Chimping is not for everyone. It's not for beginners. It's not for die-hard elitists and photographers that are intractable. It's not for photographers that must have and use every piece of gear in their bag...
But if you can wrap your mind around the potential benefits of chimping, read on...
I realize that everyone has a different method of chimping. I don't use a lightmeter because I can chimp 3x as fast as using my lightmeter in the studio. How accurate am I with my exposures? Pretty darn accurate in the studio. My goal is to be about a 1/3 stop away from the top of the histogram. Call it margin-of-error. Do I blow highlights? Occasionally. But look at what I gain in time, flow, and additional confidence by not wasting the model's time on set... all while maintaining a conversation :)
While I'm referencing my experiences in-studio, the procedure is the same elsewhere. I'm usually setting the H3D to 1/500th shutter for sync (Because most of my strobes don't T1 at 1/800th at my power levels). Aperture-wise I'm around f/9 to f/13 depending on the modifier. Base ISO is 100 on the H3D. With the basic beauty dish gridded or gridded softbox on the X3200 I'm looking at something along the lines of 2/3 power. On the B1600 I'm looking at 3/4 power with about f/7.1 to f/9 on aperture. All of this is at my typical working distance for these strobes.
Usually when I take my first shot, I'm really close. It's simply experience. I have no variables to control since I'm in the studio day in and day out. Usually the next frame is "go". But let's say I'm off, well I just turn the dial on my RadioPopper JrX to compensate for the lack/abundance of exposure.
After the first shot I'm looking at my histogram along with my image along with the evenness of exposure across the frame. Primarily though, I'm looking at the hotspots on the skin along with the width (particularly the right side) of the histogram. I then attempt to "stretch" the histogram as far right as possible (via strobe power) without getting hot spots. I define hot spots by eye. They don't necessarily have to be blown, but if they "feel hot" I will turn down the power. I am also looking to provide the model a range of motion that won't blow highlights either (e.g. in the event she looks into the light etc.). My goal is to give myself a good exposure with enough latitude to shoot the next 100 frames without checking the back of the camera. Of course, that never happens. I always check at the 99th frame and discover I've blown 99 frames' worth of highlights j/k :)
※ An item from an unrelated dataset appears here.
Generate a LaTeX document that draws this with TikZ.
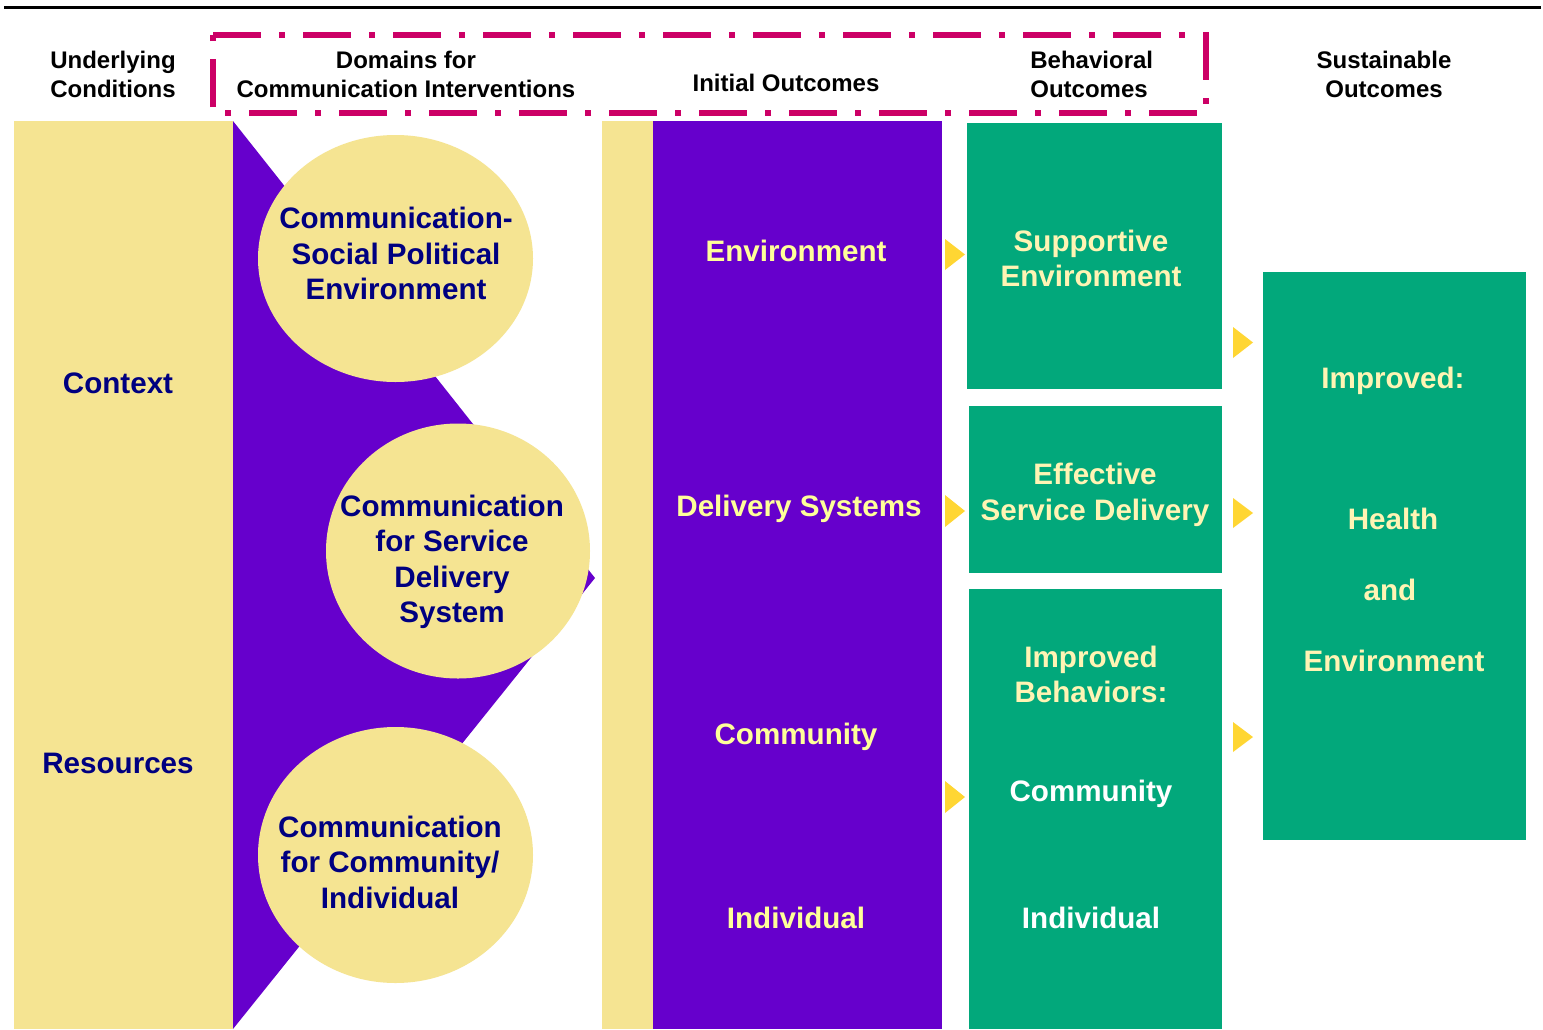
\documentclass[tikz,border=0pt]{standalone}
\usepackage{fontspec}
\setmainfont{Liberation Sans}
\usetikzlibrary{shapes.geometric}
\definecolor{paleyel}{HTML}{F5E492}
\definecolor{purp}{HTML}{6600CC}
\definecolor{grn}{HTML}{02A87B}
\definecolor{navy}{HTML}{000080}
\definecolor{cream}{HTML}{FFF4B4}
\definecolor{lyel}{HTML}{FFFF99}
\definecolor{mag}{HTML}{CC0066}
\definecolor{arr}{HTML}{FFD633}
\begin{document}
\begin{tikzpicture}[x=0.5pt,y=-0.5pt,
  main/.style={font=\fontsize{14.8}{17.75}\selectfont\bfseries, align=center, inner sep=0pt},
  head/.style={font=\fontsize{12}{14.5}\selectfont\bfseries, align=center, inner sep=0pt, text=black},
  blob/.style={ellipse, fill=paleyel, inner sep=0pt},
  tip/.style={fill=arr}]
\useasboundingbox (0,0) rectangle (1543,1029);
\fill[white] (0,0) rectangle (1543,1029);
\draw[line width=1.5pt] (4,7) -- (1541,7);

% header
\node[head] (hUC) at (113,74) {Underlying\\Conditions};
\node[head] (hDom) at (406,74) {Domains for\\Communication Interventions};
\node[head] (hIO) at (786,83) {Initial Outcomes};
\node[head, align=left, anchor=west] (hBO) at (1030,74) {Behavioral\\Outcomes};
\node[head] (hSO) at (1384,74) {Sustainable\\Outcomes};
\draw[mag, line width=2.8pt, dash pattern=on 24pt off 9pt on 3pt off 9pt]
  (213,35) -- (1206,35) -- (1206,113) -- (213,113) -- cycle;

% underlying conditions
\fill[fill=paleyel] (14,121) rectangle (233,1029);
\node[main, text=navy] (ctx) at (118,383) {Context};
\node[main, text=navy] (res) at (118,763) {Resources};

% domains
\fill[fill=purp] (233,121) -- (595,578) -- (233,1029) -- cycle;
\node[blob, minimum width=137.5pt, minimum height=123.5pt] (c1) at (395.5,258.5) {};
\node[blob, minimum width=132pt, minimum height=127.5pt] (c2) at (458,551) {};
\node[blob, minimum width=137.5pt, minimum height=128pt] (c3) at (395.5,855) {};
\node[main, text=navy] (t1) at (396,253.5) {Communication-\\Social Political\\Environment};
\node[main, text=navy] (t2) at (452,562) {Communication\\for Service\\Delivery\\System};
\node[main, text=navy] (t3) at (390,862) {Communication\\for Community/\\Individual};

% initial outcomes
\fill[fill=paleyel] (602,121) rectangle (653,1029);
\fill[fill=purp] (653,121) rectangle (942,1029);
\node[main, text=lyel] (iEnv) at (796,251) {Environment};
\node[main, text=lyel] (iDel) at (799,509) {Delivery Systems};
\node[main, text=lyel] (iCom) at (796,737) {Community};
\node[main, text=lyel] (iInd) at (796,918) {Individual};

% behavioral outcomes
\fill[fill=grn] (967,123) rectangle (1222,389);
\fill[fill=grn] (969,406) rectangle (1222,573);
\fill[fill=grn] (969,589) rectangle (1222,1029);
\node[main, text=cream] (bSup) at (1091,258.5) {Supportive\\Environment};
\node[main, text=cream] (bEff) at (1095,495) {Effective\\Service Delivery};
\node[main, text=cream] (bImp) at (1091,674.5) {Improved\\Behaviors:};
\node[main, text=white] (bCom) at (1091,794) {Community};
\node[main, text=white] (bInd) at (1091,918) {Individual};

% sustainable outcomes
\fill[fill=grn] (1263,272) rectangle (1526,840);
\node[main, text=cream] (sImp) at (1393,381) {Improved:};
\node[main, text=cream] (sHea) at (1393,519) {Health};
\node[main, text=cream] (sAnd) at (1390,590) {and};
\node[main, text=cream] (sEnv) at (1394,661) {Environment};

% arrowheads
\fill[tip] (945,239) -- (965,254.5) -- (945,270) -- cycle;
\fill[tip] (945,495) -- (965,511) -- (945,527) -- cycle;
\fill[tip] (945,781) -- (965,797) -- (945,813) -- cycle;
\fill[tip] (1233,327) -- (1253,342.5) -- (1233,358) -- cycle;
\fill[tip] (1233,498) -- (1253,513) -- (1233,528) -- cycle;
\fill[tip] (1233,722) -- (1253,737) -- (1233,752) -- cycle;
\end{tikzpicture}
\end{document}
Chimping is highly subjective. I imagine each of us looks at something else and has a slightly different thought-process. I'm really looking at getting close. But I don't need an exact number. Remember that we now have lightmeters built into the cameras. And when your subject moves, your original readings are now moot anyway. It's better to understand the exposure dynamically than rely on a single set of numbers. Die-hard lightmeter users will say that I'm not taking multiple readings. While I don't have multiple sets of numbers I am doing visual evaluations of the exposure across the subject to check for unevenness.
Chimping is part of the evolution of photography as afforded by technology. Chimping was impossible when cameras didn't have lightmeters built-in and now much more "affordable" with digital cameras. Again, don't get mired in the details. Your job is to get the shot, not to get the perfect exposure.